The facts in this case are strikingly similar to those presented in the aforementioned cases. Libby is a full-time college student. Appellant and appellee pay for nearly all of Libby's expenses including, but not limited to, tuition, room, and board. Libby lives on campus but returns to her mother's home during the summer and on breaks. She works part-time in a public service related area as a requirement to maintain her scholarship. There is no indication that appellee has renunciated her right to the care and custody of Libby; nor is there any evidence that would indicate that Libby has taken affirmative steps to release herself from parental control. Therefore, this Court cannot find that the trial court erred in finding that Libby was not emancipated and, accordingly, denying appellant's motion for termination of child support.
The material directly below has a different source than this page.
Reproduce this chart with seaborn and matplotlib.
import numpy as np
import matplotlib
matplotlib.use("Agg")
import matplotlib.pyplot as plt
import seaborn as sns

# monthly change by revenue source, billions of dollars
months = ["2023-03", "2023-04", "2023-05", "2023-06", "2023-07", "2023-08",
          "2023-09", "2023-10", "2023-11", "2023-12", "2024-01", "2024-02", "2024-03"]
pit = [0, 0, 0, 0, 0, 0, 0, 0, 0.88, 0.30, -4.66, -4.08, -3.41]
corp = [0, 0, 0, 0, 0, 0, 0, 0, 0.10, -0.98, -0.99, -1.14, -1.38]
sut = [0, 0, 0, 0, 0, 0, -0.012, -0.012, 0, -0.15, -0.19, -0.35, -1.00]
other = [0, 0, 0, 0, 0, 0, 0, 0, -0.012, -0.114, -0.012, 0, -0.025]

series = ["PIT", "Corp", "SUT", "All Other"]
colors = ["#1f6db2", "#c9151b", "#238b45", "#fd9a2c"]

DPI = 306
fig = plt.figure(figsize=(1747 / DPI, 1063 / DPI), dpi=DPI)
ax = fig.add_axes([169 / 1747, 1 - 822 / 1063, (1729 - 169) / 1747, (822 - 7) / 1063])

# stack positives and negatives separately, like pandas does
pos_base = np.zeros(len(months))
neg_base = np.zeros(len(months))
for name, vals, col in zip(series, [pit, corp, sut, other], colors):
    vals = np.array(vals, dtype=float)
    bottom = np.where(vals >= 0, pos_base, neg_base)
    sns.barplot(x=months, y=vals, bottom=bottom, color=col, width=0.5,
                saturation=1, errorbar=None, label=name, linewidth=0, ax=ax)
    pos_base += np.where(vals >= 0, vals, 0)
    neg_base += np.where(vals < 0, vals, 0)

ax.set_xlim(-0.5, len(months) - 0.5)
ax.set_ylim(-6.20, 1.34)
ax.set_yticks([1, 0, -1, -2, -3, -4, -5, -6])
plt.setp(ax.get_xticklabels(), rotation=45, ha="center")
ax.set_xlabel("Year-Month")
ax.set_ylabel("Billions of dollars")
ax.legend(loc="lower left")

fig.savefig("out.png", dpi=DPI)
Appellant's assignment of error is without merit and is hereby overruled.

The Court finds that there were reasonable grounds for this appeal.

We order that a special mandate issue out of this Court, directing the County of Summit, Court of Common Pleas, to carry this judgment into execution. A certified copy of this journal entry shall constitute the mandate, pursuant to App.R. 27.

Immediately upon the filing hereof, this document shall constitute the journal entry of judgment, and it shall be file stamped by the Clerk of the Court of Appeals at which time the period for review shall begin to run. App.R. 22(E).

Costs taxed to appellant.

Exceptions.

___________________________ DONNA J. CARR

SLABY, J., CONCURS, BAIRD, P. J. CONCURS IN JUDGMENT ONLY.